Bao, Xia (U. of Calgary) | Chen, Zhangxin John (University of Calgary) | Wei, Yizheng (University of Calgary) | Dong, Chao Charlie (U. of Calgary) | Sun, Jian (U. of Calgary) | Deng, Hui (U. of Calgary) | Yu, Song (University of Calgary)
Optimization of Steam Assisted Gravity Drainage (SAGD) remains a major concern in Surmont leases (an Athabasca oil sands deposit located in northeastern Alberta, Canada) due to the extensive presence of top gas and top water zones over the bitumen. Observation well data has detected the pressure communication between the SAGD steam chamber and overlying thief zones. Maintaining the steam chamber pressure is very difficult due to these thief zone interactions.
Previous numerical simulations, laboratory experiments and field production data have demonstrated that the overlying top water and gas thief zones have a detrimental effect on the SAGD process. Oil production and steam oil ratios tend to decrease as the depletion of top gas continues. Also, the heat loss to the overlying thief zone will be more significant when the top water zones are present. However, an optimal operating strategy for the full field scale SAGD process with both top gas and top water remains uncertain.

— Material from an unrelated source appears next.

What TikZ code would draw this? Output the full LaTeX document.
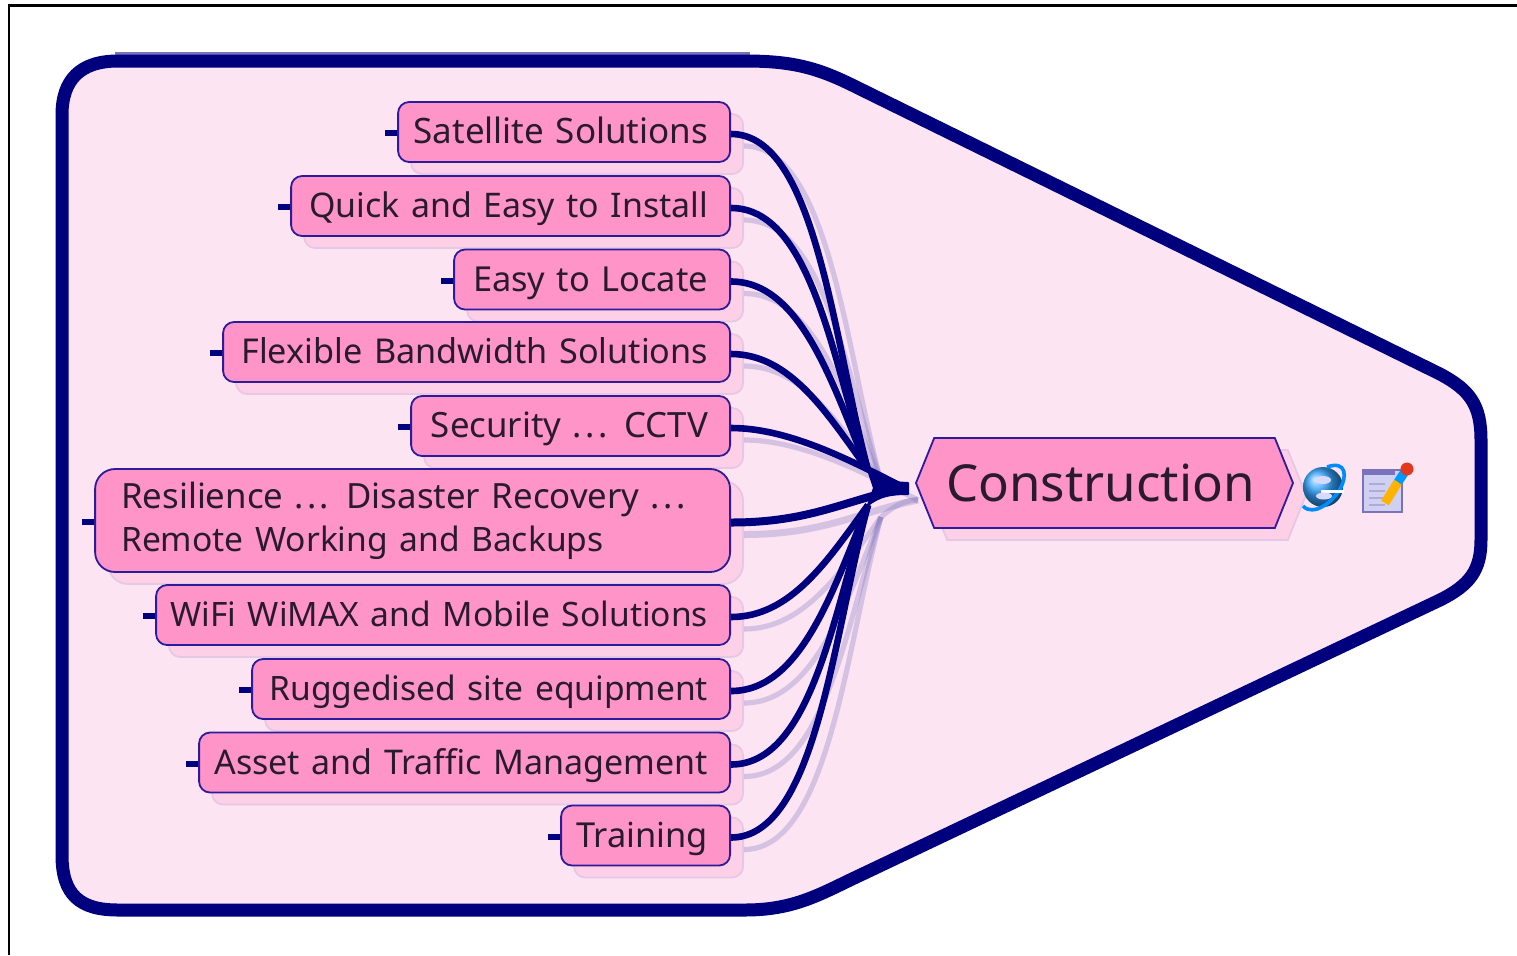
\documentclass[tikz,border=0pt]{standalone}
\usepackage{fontspec}
\setmainfont{Noto Sans}
\usetikzlibrary{shadows,shapes.symbols,calc}
\definecolor{navy}{HTML}{00007F}
\definecolor{halo}{HTML}{7B72BC}
\definecolor{areafill}{HTML}{FDE4F3}
\definecolor{boxfill}{HTML}{FF94C8}
\definecolor{boxline}{HTML}{2C1C9C}
\definecolor{shfill}{HTML}{FDD0E8}
\definecolor{shline}{HTML}{E6C8E4}
\definecolor{ink}{HTML}{2A1A30}
\newcommand{\threedots}{.\kern1.6pt.\kern1.6pt.}
\newcommand{\rtext}[2][17.2]{\hfill\vphantom{Qg}\llap{\smash{\lower1.8pt\hbox{\fontsize{#1}{21.5}\selectfont #2}}}}
\tikzset{
  boxshadow/.style={general shadow={shadow xshift=6.5pt,shadow yshift=-6pt,fill=shfill,draw=shline}},
  topic/.style={draw=boxline,line width=0.9pt,fill=boxfill,text=ink,anchor=east,rounded corners=5.5pt,
    inner xsep=11pt,inner ysep=0pt,minimum height=#1,font=\fontsize{17.2}{21.5}\selectfont,boxshadow},
  topic/.default=30pt,
  stub/.style={navy,line width=3pt},
  link/.style={navy,line width=3.3pt},
  linkshadow/.style={halo,opacity=.3,line width=2.6pt},
}
\begin{document}
\begin{tikzpicture}[x=0.5pt,y=-0.5pt]
\useasboundingbox (0,0) rectangle (1517,955);
\fill[white] (0,0) rectangle (1517,955);
\draw[black,line width=1.3pt] (9,955) -- (9,5.5) -- (1517,5.5);
% region
\draw[halo,line width=3pt] (115,54.5) -- (750,54.5);
\draw[navy,fill=areafill,line width=6.5pt,line join=round]
  (118,61) -- (745,61) .. controls (790,61) and (815,67) .. (850,84)
  -- (1440,374) .. controls (1470,390) and (1481,405) .. (1481,440)
  -- (1481,540) .. controls (1481,570) and (1470,585) .. (1440,600)
  -- (850,880) .. controls (815,897) and (790,910) .. (745,910)
  -- (118,910) .. controls (80,910) and (62,895) .. (62,855)
  -- (62,115) .. controls (62,80) and (80,61) .. (118,61) -- cycle;
% topics
\node[topic,text width=144pt] (t1) at (731,132) {\rtext[17.5]{Satellite Solutions}};
\node[topic,text width=197.5pt] (t2) at (731,206) {\rtext[16.95]{Quick and Easy to Install}};
\node[topic,text width=116pt] (t3) at (731,279.5) {\rtext{Easy to Locate}};
\node[topic,text width=231.5pt] (t4) at (731,352) {\rtext[17.1]{Flexible Bandwidth Solutions}};
\node[topic,text width=137.5pt] (t5) at (731,426) {\rtext[17.4]{Security \threedots{} CCTV}};
\node[topic=51.5pt,text width=291.5pt,inner xsep=13pt,align=left,rounded corners=10pt] (t6) at (731,520.5) {\fontsize{17.4}{21.5}\selectfont Resilience \threedots{} Disaster Recovery \threedots\\\fontsize{16.8}{21.5}\selectfont Remote Working and Backups};
\node[topic,text width=265pt] (t7) at (731,615) {\rtext[16.8]{WiFi WiMAX and Mobile Solutions}};
\node[topic,text width=217pt] (t8) at (731,689) {\rtext[16.8]{Ruggedised site equipment}};
\node[topic,text width=243.5pt] (t9) at (731,762.5) {\rtext[17]{Asset and Traffic Management}};
\node[topic,text width=62.5pt] (t10) at (731,835.5) {\rtext{Training}};
% central
\node[signal,signal to=west and east,signal pointer angle=136,draw=boxline,line width=0.9pt,fill=boxfill,text=ink,
  inner xsep=0pt,inner ysep=0pt,minimum width=188.5pt,minimum height=45pt,boxshadow,
  font=\fontsize{25.5}{30}\selectfont] (hex) at (1104.5,483) {\kern-2pt Construction\kern2pt};
\coordinate (hub) at (905,488);
\coordinate (hubs) at (917,501);
\coordinate (wu) at (868,470);
\coordinate (wd) at (868,505);
% connector shadows
\begin{scope}[transform canvas={xshift=6.5pt,yshift=-6pt}]
\foreach \n/\a/\b/\c/\w in {t1/85/-35/-130/wu,t2/80/-35/-110/wu,t3/70/-35/-85/wu,t4/60/-40/-55/wu,t7/60/-40/55/wd,t8/70/-35/85/wd,t9/80/-35/110/wd,t10/85/-35/130/wd}
  \draw[linkshadow] ([yshift=-1pt]\n.east) .. controls +(\a,0) and +(\b,\c) .. (\w);
\draw[linkshadow] ([yshift=-1pt]t5.east) .. controls +(60,0) and +(-50,-25) .. (hub);
\draw[linkshadow,line width=3.5pt] ([yshift=-1pt]t6.east) .. controls +(80,0) and +(-60,12) .. (hub);
\draw[linkshadow] (wd) .. controls +(12,-10) and +(-15,0) .. (hub);
\end{scope}
% connectors
\foreach \n/\a/\b/\c/\w in {t1/85/-35/-130/wu,t2/80/-35/-110/wu,t3/70/-35/-85/wu,t4/60/-40/-55/wu,t7/60/-40/55/wd,t8/70/-35/85/wd,t9/80/-35/110/wd,t10/85/-35/130/wd}{
  \draw[link] ([yshift=-1pt]\n.east) .. controls +(\a,0) and +(\b,\c) .. (\w);
  \draw[stub] ([yshift=-0.5pt]\n.west) -- ++(-12,0);
}
\draw[link] ([yshift=-1pt]t5.east) .. controls +(60,0) and +(-50,-25) .. (hub);
\draw[stub] ([yshift=-0.5pt]t5.west) -- ++(-12,0);
\draw[link,line width=4pt] ([yshift=-1pt]t6.east) .. controls +(80,0) and +(-60,12) .. (hub);
\draw[stub] ([yshift=-0.5pt]t6.west) -- ++(-12,0);
\filldraw[navy,line width=1pt,line join=round] (wu) .. controls (880,482) and (890,482) .. (908,483) -- (908,494) .. controls (890,494) and (880,496) .. (wd) -- (874,488) -- cycle;
% browser icon
\begin{scope}[shift={(1323,487)}]
\shade[ball color=blue!45!cyan!80!white] (0,0) circle (20);
\draw[blue!45!cyan,line width=1.8pt] (-20,19) .. controls (-10,30) and (10,15) .. (17,2) .. controls (24,-10) and (24,-27) .. (4,-20);
\fill[white] (-2,3) rectangle (21,5.5);
\fill[white!85!blue] (0,-7) ellipse (8 and 4);
\fill[white!85!blue] (1,9) ellipse (8 and 3.5);
\end{scope}
% note icon
\fill[blue!15!white!90!gray] (1363,470) rectangle (1402,512);
\draw[halo,line width=1pt] (1363,470) rectangle (1402,512);
\fill[halo] (1363,470) rectangle (1395,475);
\foreach \y in {484,491,498,505} \draw[halo!60,line width=.8pt] (1369,\y) -- (1385,\y);
\draw[orange!60!yellow,line width=4.5pt] (1385,503) -- (1398,482);
\draw[blue!40!cyan,line width=4.5pt] (1398,482) -- (1404,473);
\fill[red!55!brown] (1407,469) circle (6.5);
\end{tikzpicture}
\end{document}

In addition, a detailed investigation of the impact of top gas and water thief zones on SAGD performance provides the basis in calibration of geostatistical and flow models for commercial phase planning and forecasting.

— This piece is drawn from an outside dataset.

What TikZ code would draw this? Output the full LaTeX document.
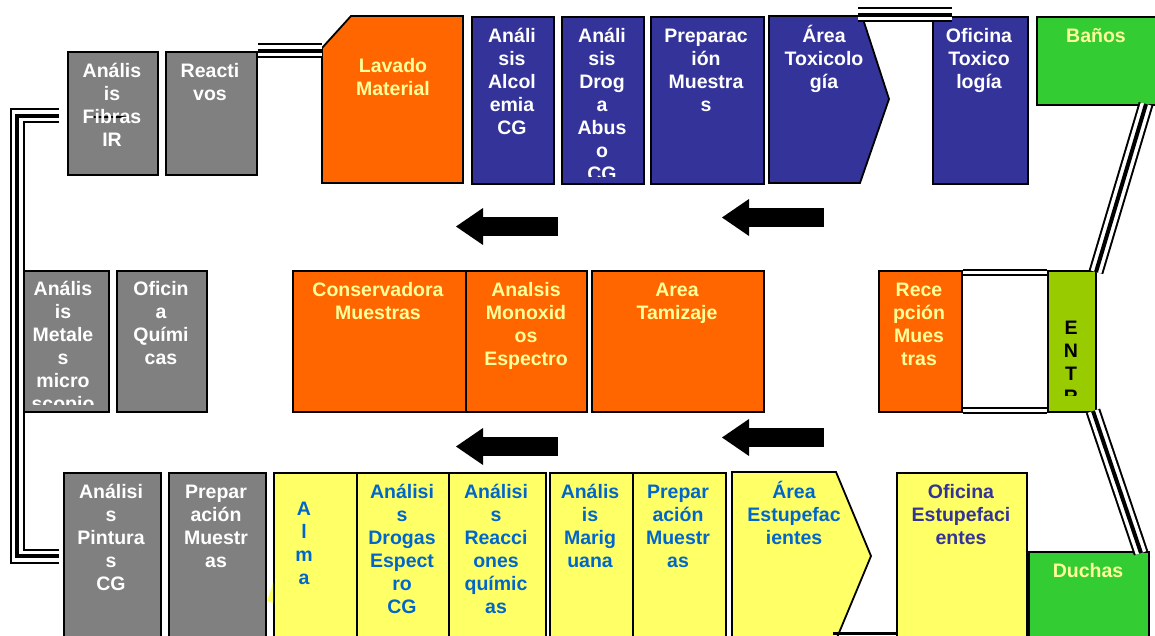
\documentclass[tikz,border=0pt]{standalone}
\usepackage{fontspec}
\setmainfont{Liberation Sans}
\usetikzlibrary{arrows.meta}

\definecolor{gris}{HTML}{808080}
\definecolor{azul}{HTML}{333399}
\definecolor{naranja}{HTML}{FF6600}
\definecolor{verde}{HTML}{33CC33}
\definecolor{lima}{HTML}{99CC00}
\definecolor{amarillo}{HTML}{FFFF66}
\definecolor{crema}{HTML}{FFFF99}
\definecolor{celeste}{HTML}{0066CC}

\newcommand{\tope}{\rule{0pt}{20pt}}

\begin{document}
\begin{tikzpicture}[
	x=1pt, y=-1pt,
	sala/.style={draw, line width=1.8pt, inner sep=0pt, anchor=north west},
	rotulo/.style={anchor=north, yshift=20pt, align=center, inner sep=0pt, font=\bfseries\fontsize{19.5}{23}\selectfont},
	muro/.style={draw, line width=15pt, postaction={draw, white, line width=11pt}, postaction={draw, black, line width=4pt}},
	puerta/.style={draw, line width=2pt, double=white, double distance=3pt},
	flecha/.style={line width=19pt, -{Triangle[length=27pt, width=37pt, line width=0pt]}}
]
	\useasboundingbox (0,0) rectangle (1155,636);
	\clip (0,0) rectangle (1155,636);

	% fila de arriba
	\node[sala, fill=gris, minimum width=90pt, minimum height=123pt] (fibras) at (67,51) {};
	\node[sala, fill=gris, minimum width=91pt, minimum height=123pt] (reactivos) at (165,51) {};
	\draw[line width=1.8pt, fill=naranja] (322,48) -- (351,16) -- (463,16) -- (463,183) -- (322,183) -- cycle;
	\node[sala, fill=azul, minimum width=82pt, minimum height=167pt] (alcolemia) at (471,16) {};
	\node[sala, fill=azul, minimum width=82pt, minimum height=167pt] (droga) at (561,16) {};
	\node[sala, fill=azul, minimum width=113pt, minimum height=167pt] (preptox) at (650,16) {};
	\draw[line width=1.8pt, fill=azul] (769,16) -- (862,16) -- (889,99) -- (860,183) -- (769,183) -- cycle;
	\node[sala, fill=azul, minimum width=95pt, minimum height=167pt] (oficinatox) at (932,16) {};
	\node[sala, fill=verde, minimum width=120pt, minimum height=88pt] (banos) at (1036,16) {};

	% fila del medio
	\node[sala, fill=gris, minimum width=88pt, minimum height=141pt] (metales) at (20,270) {};
	\node[sala, fill=gris, minimum width=90pt, minimum height=141pt] (quimicas) at (116,270) {};
	\node[sala, fill=naranja, minimum width=173pt, minimum height=141pt] (conservadora) at (292,270) {};
	\node[sala, fill=naranja, minimum width=121pt, minimum height=141pt] (monoxidos) at (465,270) {};
	\node[sala, fill=naranja, minimum width=172pt, minimum height=141pt] (tamizaje) at (591,270) {};
	\node[sala, fill=naranja, minimum width=83pt, minimum height=141pt] (recepcion) at (878,270) {};
	\node[sala, fill=lima, minimum width=48pt, minimum height=141pt] (entrada) at (1047,270) {};

	% fila de abajo
	\node[sala, fill=gris, minimum width=97pt, minimum height=200pt] (pinturas) at (63,472) {};
	\node[sala, fill=gris, minimum width=97pt, minimum height=200pt] (prepgris) at (168,472) {};
	\node[sala, fill=amarillo, minimum width=83pt, minimum height=200pt] (alma) at (273,472) {};
	\fill[amarillo] (273,583) -- (267,601) -- (273,603) -- cycle;
	\node[sala, fill=amarillo, minimum width=92pt, minimum height=200pt] (drogasesp) at (356,472) {};
	\node[sala, fill=amarillo, minimum width=97pt, minimum height=200pt] (reacciones) at (448,472) {};
	\node[sala, fill=amarillo, minimum width=83pt, minimum height=200pt] (mariguana) at (549,472) {};
	\node[sala, fill=amarillo, minimum width=93pt, minimum height=200pt] (prepamarillo) at (632,472) {};
	\draw[line width=1.8pt, fill=amarillo] (732,472) -- (836,472) -- (871,556) -- (836,640) -- (732,640) -- cycle;
	\node[sala, fill=amarillo, minimum width=130pt, minimum height=200pt] (oficinaestup) at (896,472) {};
	\node[sala, fill=verde, minimum width=120pt, minimum height=120pt] (duchas) at (1028,551) {};
	\draw[line width=3pt] (833,633) -- (oficinaestup.west |- 0,633);

	% muros
	\draw[muro] (reactivos.east |- 0,51) -- (322,51);
	\draw[muro] (858,15) -- (952,15);
	\draw[muro] (59,116) -- (17,116) -- (17,556) -- (59,556);
	\draw[muro] (1146,104) -- (1096,272);
	\draw[muro] (1093,411) -- (1141,553);
	\draw[puerta] (recepcion.east |- 0,272.5) -- (entrada.west |- 0,272.5);
	\draw[puerta] (recepcion.east |- 0,410) -- (entrada.west |- 0,410);
	\draw[line width=2pt] (90,117) -- (128,117);

	% flechas
	\coordinate (f1) at (558,226.5);
	\coordinate (f1p) at (456,226.5);
	\coordinate (f2) at (824,217.5);
	\coordinate (f2p) at (722,217.5);
	\coordinate (f3) at (558,446.5);
	\coordinate (f3p) at (456,446.5);
	\coordinate (f4) at (824,437.5);
	\coordinate (f4p) at (722,437.5);
	\draw[flecha] (f1) -- (f1p);
	\draw[flecha] (f2) -- (f2p);
	\draw[flecha] (f3) -- (f3p);
	\draw[flecha] (f4) -- (f4p);

	% textos
	\node[rotulo, text=white] (tfibras) at (112,77) {\tope Anális\\is\\Fibras\\IR};
	\node[rotulo, text=white] (treactivos) at (210,77) {\tope Reacti\\vos};
	\node[rotulo, text=crema] (tlavado) at (393,72) {\tope Lavado\\Material};
	\node[rotulo, text=white] (talcolemia) at (512,42) {\tope Análi\\sis\\Alcol\\emia\\CG};
	\begin{scope}
		\clip (561,16) rectangle (643,177);
		\node[rotulo, text=white] (tdroga) at (602,42) {\tope Análi\\sis\\Drog\\a\\Abus\\o\\CG};
	\end{scope}
	\node[rotulo, text=white] (tpreptox) at (706,42) {\tope Preparac\\ión\\Muestra\\s};
	\node[rotulo, text=white] (tareatox) at (824,42) {\tope Área\\Toxicolo\\gía};
	\node[rotulo, text=white] (toficinatox) at (979,42) {\tope Oficina\\Toxico\\logía};
	\node[rotulo, text=crema] (tbanos) at (1096,42) {\tope Baños};

	\begin{scope}
		\clip (20,270) rectangle (108,404);
		\node[rotulo, text=white] (tmetales) at (63,295) {\tope Anális\\is\\Metale\\s\\micro\\scopio};
	\end{scope}
	\node[rotulo, text=white] (tquimicas) at (161,295) {\tope Oficin\\a\\Quími\\cas};
	\node[rotulo, text=crema] (tconservadora) at (378,296) {\tope Conservadora\\Muestras};
	\node[rotulo, text=crema] (tmonoxidos) at (526,296) {\tope Analsis\\Monoxid\\os\\Espectro};
	\node[rotulo, text=crema] (ttamizaje) at (677,296) {\tope Area\\Tamizaje};
	\node[rotulo, text=crema] (trecepcion) at (919,296) {\tope Rece\\pción\\Mues\\tras};
	\begin{scope}
		\clip (1047,270) rectangle (1095,395);
		\node[rotulo, text=black] (tentrada) at (1071,334) {\tope E\\N\\T\\R};
	\end{scope}

	\node[rotulo, text=white] (tpinturas) at (111,498) {\tope Análisi\\s\\Pintura\\s\\CG};
	\node[rotulo, text=white] (tprepgris) at (216,498) {\tope Prepar\\ación\\Muestr\\as};
	\node[rotulo, text=celeste] (talma) at (304,515) {\tope A\\l\\m\\a};
	\node[rotulo, text=celeste] (tdrogasesp) at (402,498) {\tope Análisi\\s\\Drogas\\Espect\\ro\\CG};
	\node[rotulo, text=celeste] (treacciones) at (496,498) {\tope Análisi\\s\\Reacci\\ones\\químic\\as};
	\node[rotulo, text=celeste] (tmariguana) at (590,498) {\tope Anális\\is\\Marig\\uana};
	\node[rotulo, text=celeste] (tprepamarillo) at (678,498) {\tope Prepar\\ación\\Muestr\\as};
	\node[rotulo, text=celeste] (tareaestup) at (794,498) {\tope Área\\Estupefac\\ientes};
	\node[rotulo, text=azul] (toficinaestup) at (961,498) {\tope Oficina\\Estupefaci\\entes};
	\node[rotulo, text=crema] (tduchas) at (1088,577) {\tope Duchas};
\end{tikzpicture}
\end{document}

The objective of this paper is to construct numerical flow simulation of a Surmont pilot using a well-defined 3D geostatistical model to determine the impact of the top thief zones on bitumen recovery. The focus of the study will be on three horizontal well pairs plus 15 vertical observation wells at the McMurray formation. The stochastic geostatistical model is to build a representation of the McMurray geology that honors the deposition structure, facies proportions, reservoir characteristics and petrophysical properties. Structural tops are interpreted from well logs and porosity-permeability relationships established from quantitative log analysis and core-log calibration. The facies-based log-derived porosity, permeability, shale volume and water saturation are populated into a grid block by Sequential Gaussian Simulation (SGS) in the petrophysical modeling process. Then a static model is upscaled to coarse simulation grids, and a submodel for each single well pair is extracted for the purpose of history match in STARSTM simulator. Reasonable history match of oil and water rates has been achieved by calibrating this static model with the field production data. The steam chamber pressure and temperature profile from the numerical model has been conformed to the field data from the observation wells. Optimization of cumulative steam oil ratios (cSOR) by varying injection pressure and the steam trap control with the top thief zones has been investigated in great detail.
In conclusion, SAGD performance is dominantly controlled by geological heterogeneity, completion and operation constrains, and steam chamber pressure variations. Finally, integrated optimization strategies have been developed and tested on a full field-based heterogeneous simulation model.